Sur le plan purement sioniste, Moïse Derczanski fut le vice-président de l'Office Palestinien de l'Est de la France, dont le président fut Maître Léopold Metzger et le secrétaire O. Wallach-Schwartz. Cet organisme, véritable consulat d'Israël avant la lettre, assurait la tâche ardue de répartir les certificats d'immigration, d'organiser et d'entretenir les ha'hsharoth (fermes-écoles) d'Altwies et d'Ingenheim.
En 1940, en zone libre avec sa famille, il reprend contact avec les organes directeurs du sionisme et du judaïsme repliés à Lyon.
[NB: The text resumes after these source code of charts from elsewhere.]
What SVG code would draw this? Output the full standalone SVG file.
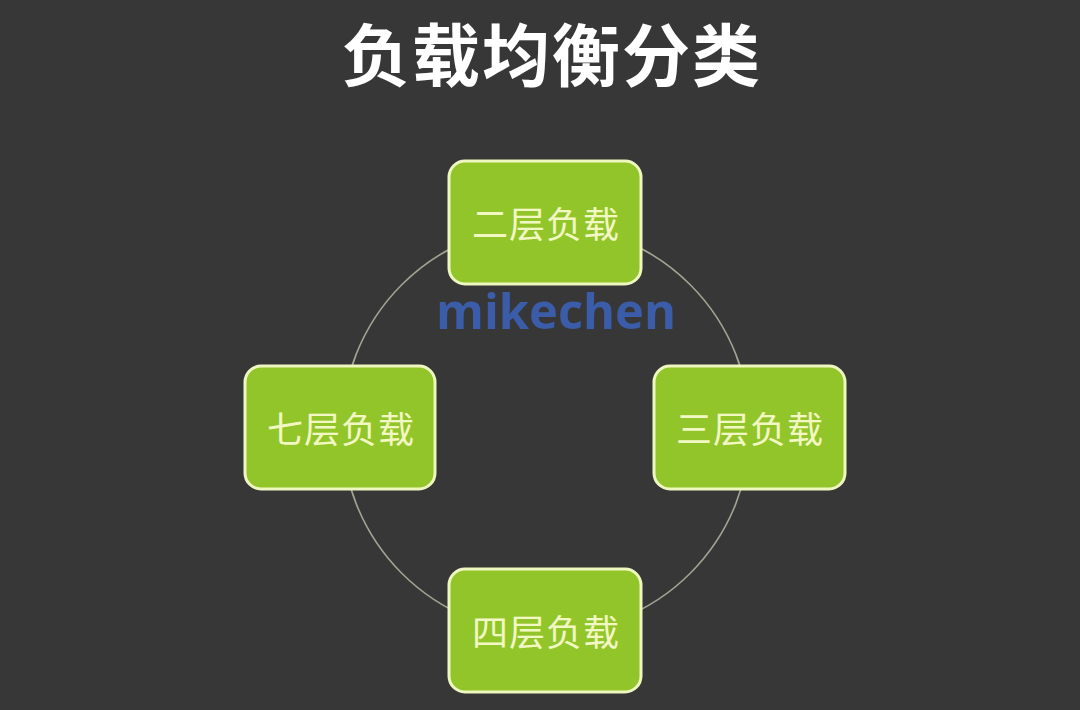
<svg xmlns="http://www.w3.org/2000/svg" width="1080" height="710" viewBox="0 0 1080 710">
<style>
.box{fill:#92c52a;stroke:#eef7c0;stroke-width:3}
.lbl{font-family:"Noto Sans CJK SC","Noto Sans",sans-serif;font-size:36px;fill:#f2f8c4;text-anchor:middle;dominant-baseline:central;letter-spacing:1px}
</style>
<rect width="1080" height="710" fill="#373737"/>
<text x="552" y="81" font-family="Noto Sans CJK SC, sans-serif" font-weight="bold" font-size="68" fill="#ffffff" text-anchor="middle" letter-spacing="2">负载均衡分类</text>
<g id="connectors">
<circle cx="546" cy="429" r="204" fill="none" stroke="#a3a392" stroke-width="1.6"/>
</g>
<text x="556" y="329" font-family="Open Sans, sans-serif" font-weight="bold" font-size="48" fill="#3b5ca8" text-anchor="middle" textLength="240" lengthAdjust="spacingAndGlyphs">mikechen</text>
<g id="n2"><rect class="box" x="449" y="161" width="192" height="123" rx="16"/><text class="lbl" x="546" y="222">二层负载</text></g>
<g id="n3"><rect class="box" x="654" y="366" width="191" height="123" rx="16"/><text class="lbl" x="750" y="427">三层负载</text></g>
<g id="n7"><rect class="box" x="245" y="366" width="190" height="123" rx="16"/><text class="lbl" x="341" y="427">七层负载</text></g>
<g id="n4"><rect class="box" x="449" y="569" width="192" height="123" rx="16"/><text class="lbl" x="546" y="630">四层负载</text></g>
</svg>
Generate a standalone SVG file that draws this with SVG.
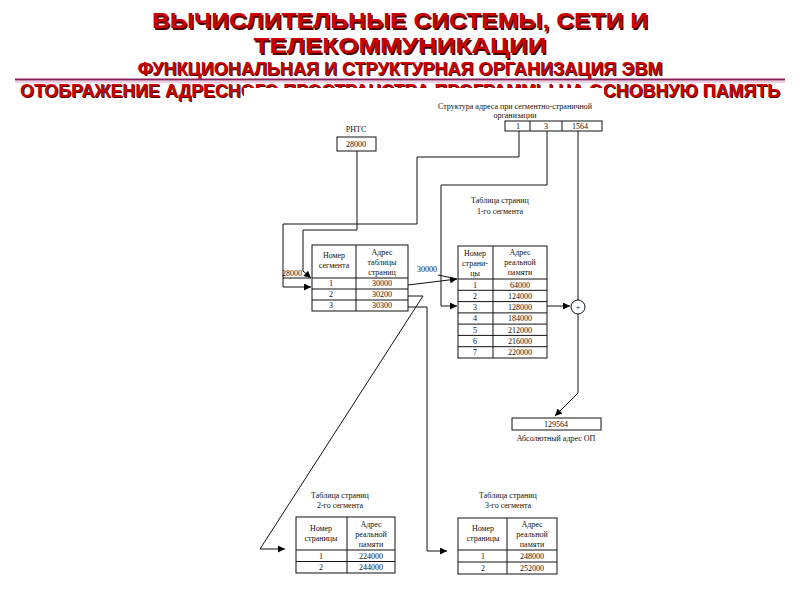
<svg xmlns="http://www.w3.org/2000/svg" width="800" height="600" viewBox="0 0 800 600">
<defs>
<marker id="ah" viewBox="0 0 10 10" refX="10" refY="5" markerWidth="9" markerHeight="7" markerUnits="userSpaceOnUse" orient="auto">
<path d="M0,0 L10,5 L0,10 z" fill="#000"/>
</marker>
</defs>
<style>
.t{font-family:"Liberation Sans",Arial,sans-serif;font-weight:bold;text-anchor:middle}
.sh{fill:#4a0000}
.fg{fill:#c80000}
.d{font-family:"Liberation Serif","Times New Roman",serif;font-size:8px;fill:#111;text-anchor:middle}
.b{fill:#fff;stroke:#111;stroke-width:1}
.l{fill:none;stroke:#111;stroke-width:1}
.c{fill:none;stroke:#111;stroke-width:1}
</style>
<rect width="800" height="600" fill="#fff"/>
<g id="title">
<text class="t sh" x="401.5" y="29.5" font-size="22" textLength="496" lengthAdjust="spacingAndGlyphs">ВЫЧИСЛИТЕЛЬНЫЕ СИСТЕМЫ, СЕТИ И</text>
<text class="t fg" x="400" y="28" font-size="22" textLength="496" lengthAdjust="spacingAndGlyphs">ВЫЧИСЛИТЕЛЬНЫЕ СИСТЕМЫ, СЕТИ И</text>
<text class="t sh" x="401.5" y="54.5" font-size="22" textLength="293" lengthAdjust="spacingAndGlyphs">ТЕЛЕКОММУНИКАЦИИ</text>
<text class="t fg" x="400" y="53" font-size="22" textLength="293" lengthAdjust="spacingAndGlyphs">ТЕЛЕКОММУНИКАЦИИ</text>
<text class="t sh" x="401" y="76" font-size="17.5" textLength="525" lengthAdjust="spacingAndGlyphs">ФУНКЦИОНАЛЬНАЯ И СТРУКТУРНАЯ ОРГАНИЗАЦИЯ ЭВМ</text>
<text class="t fg" x="400" y="75" font-size="17.5" textLength="525" lengthAdjust="spacingAndGlyphs">ФУНКЦИОНАЛЬНАЯ И СТРУКТУРНАЯ ОРГАНИЗАЦИЯ ЭВМ</text>
<line x1="15" y1="79.5" x2="785" y2="79.5" stroke="#8a1f5c" stroke-width="2"/>
<line x1="15" y1="82" x2="785" y2="82" stroke="#d9a0c8" stroke-width="1"/>
<text class="t sh" x="401" y="98" font-size="18" textLength="760" lengthAdjust="spacingAndGlyphs">ОТОБРАЖЕНИЕ АДРЕСНОГО ПРОСТРАНСТВА ПРОГРАММЫ НА ОСНОВНУЮ ПАМЯТЬ</text>
<text class="t fg" x="400" y="97" font-size="18" textLength="760" lengthAdjust="spacingAndGlyphs">ОТОБРАЖЕНИЕ АДРЕСНОГО ПРОСТРАНСТВА ПРОГРАММЫ НА ОСНОВНУЮ ПАМЯТЬ</text>
</g>
<rect x="244" y="88" width="360" height="500" fill="#fff"/>
<g id="connectors">
<polyline class="c" points="519,131 519,157 417,157 417,224 283,224 283,287 311,287" marker-end="url(#ah)"/>
<polyline class="c" points="357,151 357,230 303,230 303,271 311,278" marker-end="url(#ah)"/>
<line class="c" x1="283" y1="278" x2="311" y2="278"/>
<polyline class="c" points="547,131 547,185 441,185 441,306 457,306" marker-end="url(#ah)"/>
<line class="c" x1="408" y1="285" x2="457" y2="279" marker-end="url(#ah)"/>
<line class="c" x1="438" y1="275" x2="457" y2="279"/>
<line class="c" x1="547" y1="306" x2="570" y2="306" marker-end="url(#ah)"/>
<line class="c" x1="578" y1="131" x2="578" y2="300"/>
<polyline class="c" points="578,314 578,393 555,416" marker-end="url(#ah)"/>
<polyline class="c" points="408,296 423,296 260,549 285,549" marker-end="url(#ah)"/>
<polyline class="c" points="408,307 427,307 427,551 447,551" marker-end="url(#ah)"/>
</g>
<g id="address-structure">
<text class="d" x="515" y="109">Структура адреса при сегментно-страничной</text>
<text class="d" x="515" y="117.5">организации</text>
<rect class="b" x="505" y="121" width="97" height="10"/>
<line class="l" x1="530" y1="121" x2="530" y2="131"/>
<line class="l" x1="562" y1="121" x2="562" y2="131"/>
<text class="d" x="518" y="129">1</text>
<text class="d" x="546" y="129">3</text>
<text class="d" x="580" y="129">1564</text>
</g>
<g id="rnts">
<text class="d" x="356" y="132">РНТС</text>
<rect class="b" x="337" y="137" width="39" height="14"/>
<text class="d" x="356" y="147">28000</text>
</g>
<g id="label-28000"><text class="d" x="292" y="276">28000</text></g>
<g id="label-30000"><text class="d" x="427" y="272">30000</text></g>
<g id="segment-table">
<rect class="b" x="312" y="245" width="96" height="66"/>
<line class="l" x1="356" y1="245" x2="356" y2="311"/>
<line class="l" x1="312" y1="278" x2="408" y2="278"/>
<line class="l" x1="312" y1="289" x2="408" y2="289"/>
<line class="l" x1="312" y1="300" x2="408" y2="300"/>
<text class="d" x="334" y="258">Номер</text>
<text class="d" x="334" y="268">сегмента</text>
<text class="d" x="382" y="255">Адрес</text>
<text class="d" x="382" y="265">таблицы</text>
<text class="d" x="382" y="275">страниц</text>
<text class="d" x="331" y="286">1</text><text class="d" x="382" y="286">30000</text>
<text class="d" x="331" y="297">2</text><text class="d" x="382" y="297">30200</text>
<text class="d" x="331" y="308">3</text><text class="d" x="382" y="308">30300</text>
</g>
<g id="page-table-1">
<text class="d" x="500" y="203">Таблица страниц</text>
<text class="d" x="500" y="214">1-го сегмента</text>
<rect class="b" x="458" y="246" width="89" height="112"/>
<line class="l" x1="493" y1="246" x2="493" y2="358"/>
<line class="l" x1="458" y1="279" x2="547" y2="279"/>
<line class="l" x1="458" y1="290.3" x2="547" y2="290.3"/>
<line class="l" x1="458" y1="301.6" x2="547" y2="301.6"/>
<line class="l" x1="458" y1="312.9" x2="547" y2="312.9"/>
<line class="l" x1="458" y1="324.1" x2="547" y2="324.1"/>
<line class="l" x1="458" y1="335.4" x2="547" y2="335.4"/>
<line class="l" x1="458" y1="346.7" x2="547" y2="346.7"/>
<text class="d" x="475" y="256">Номер</text>
<text class="d" x="475" y="266">страни-</text>
<text class="d" x="475" y="276">цы</text>
<text class="d" x="520" y="255">Адрес</text>
<text class="d" x="520" y="265">реальной</text>
<text class="d" x="520" y="275">памяти</text>
<text class="d" x="475" y="287.5">1</text><text class="d" x="520" y="287.5">64000</text>
<text class="d" x="475" y="298.8">2</text><text class="d" x="520" y="298.8">124000</text>
<text class="d" x="475" y="310">3</text><text class="d" x="520" y="310">128000</text>
<text class="d" x="475" y="321.3">4</text><text class="d" x="520" y="321.3">184000</text>
<text class="d" x="475" y="332.6">5</text><text class="d" x="520" y="332.6">212000</text>
<text class="d" x="475" y="343.9">6</text><text class="d" x="520" y="343.9">216000</text>
<text class="d" x="475" y="355.2">7</text><text class="d" x="520" y="355.2">220000</text>
</g>
<g id="adder">
<circle class="b" cx="578" cy="307" r="7"/>
<text class="d" x="578" y="310" font-size="7">+</text>
</g>
<g id="absolute-address">
<rect class="b" x="512" y="418" width="89" height="12"/>
<text class="d" x="556" y="427">129564</text>
<text class="d" x="556" y="441">Абсолютный адрес ОП</text>
</g>
<g id="page-table-2">
<text class="d" x="340" y="498">Таблица страниц</text>
<text class="d" x="340" y="508">2-го сегмента</text>
<rect class="b" x="296" y="517" width="99" height="56"/>
<line class="l" x1="347" y1="517" x2="347" y2="573"/>
<line class="l" x1="296" y1="550" x2="395" y2="550"/>
<line class="l" x1="296" y1="561.5" x2="395" y2="561.5"/>
<text class="d" x="321" y="531">Номер</text>
<text class="d" x="321" y="541">страницы</text>
<text class="d" x="371" y="527">Адрес</text>
<text class="d" x="371" y="537">реальной</text>
<text class="d" x="371" y="547">памяти</text>
<text class="d" x="321" y="558.5">1</text><text class="d" x="371" y="558.5">224000</text>
<text class="d" x="321" y="570">2</text><text class="d" x="371" y="570">244000</text>
</g>
<g id="page-table-3">
<text class="d" x="508" y="498">Таблица страниц</text>
<text class="d" x="508" y="508">3-го сегмента</text>
<rect class="b" x="458" y="518" width="99" height="56"/>
<line class="l" x1="507" y1="518" x2="507" y2="574"/>
<line class="l" x1="458" y1="550" x2="557" y2="550"/>
<line class="l" x1="458" y1="562" x2="557" y2="562"/>
<text class="d" x="483" y="531">Номер</text>
<text class="d" x="483" y="541">страницы</text>
<text class="d" x="532" y="527">Адрес</text>
<text class="d" x="532" y="537">реальной</text>
<text class="d" x="532" y="547">памяти</text>
<text class="d" x="483" y="559">1</text><text class="d" x="532" y="559">248000</text>
<text class="d" x="483" y="571">2</text><text class="d" x="532" y="571">252000</text>
</g>
</svg>
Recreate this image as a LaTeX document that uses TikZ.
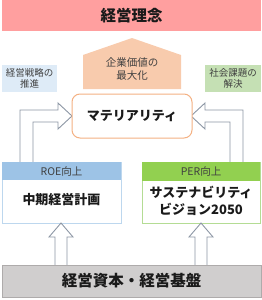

Le 23 février 1943, il fut arrêté une première fois; il échappa à la déportation, grâce à son camarade S. Szejner, et put s'évader de son groupe de travailleurs étrangers. Réfugié en zone italienne, il fut le président de la commission de gestion financière du centre de Saint-Gervais-le-Fayet où, pendant plus de 6 mois, neuf cents personnes trouvèrent le gîte et le couvert et jouirent de la paix. La capitulation des Italiens en septembre 1943 le plaça à la tête d'un train de trois cents juifs qui aboutit à Rome. Il fut l'agent de liaison avec le monde extérieur via le Vatican. Dénoncé et arrêté le 19 mai 1944 avec plusieurs de ses camarades, il resta au camp le même homme serviable et dévoué. Il disparut le 30 décembre 1944 au commando Hailfingen, camp de Natzwiller.
A deux reprises la mort le rencontra, une première fois pour le frôler, une seconde pour le saisir : une cour martiale l'avait déjà condamné à mort pour activités socialistes, mais il fut grâcié; l'arbitraire nazi le fit disparaître pour ses activités juives.
Moïse Derczanski fut le modèle du militant qui sait toujours être
à la hauteur de sa tâche en raison de sa fidélité
à son parti. Ce parti, qui est encore celui de Ben Zvi, de Berl Locher,
de Ben Gourion, de Marc Jarblum, était son université, sa famille,
sa foi. La vertu rédemptrice du travail, la renaissance de son peuple
sur sa terre, la cité fraternelle et harmonieuse furent son credo comme
celui de milliers d'autres, soldats inconnus d'une cause glorieuse qui exige
de nous, aujourd'hui comme hier, les mêmes sacrifices.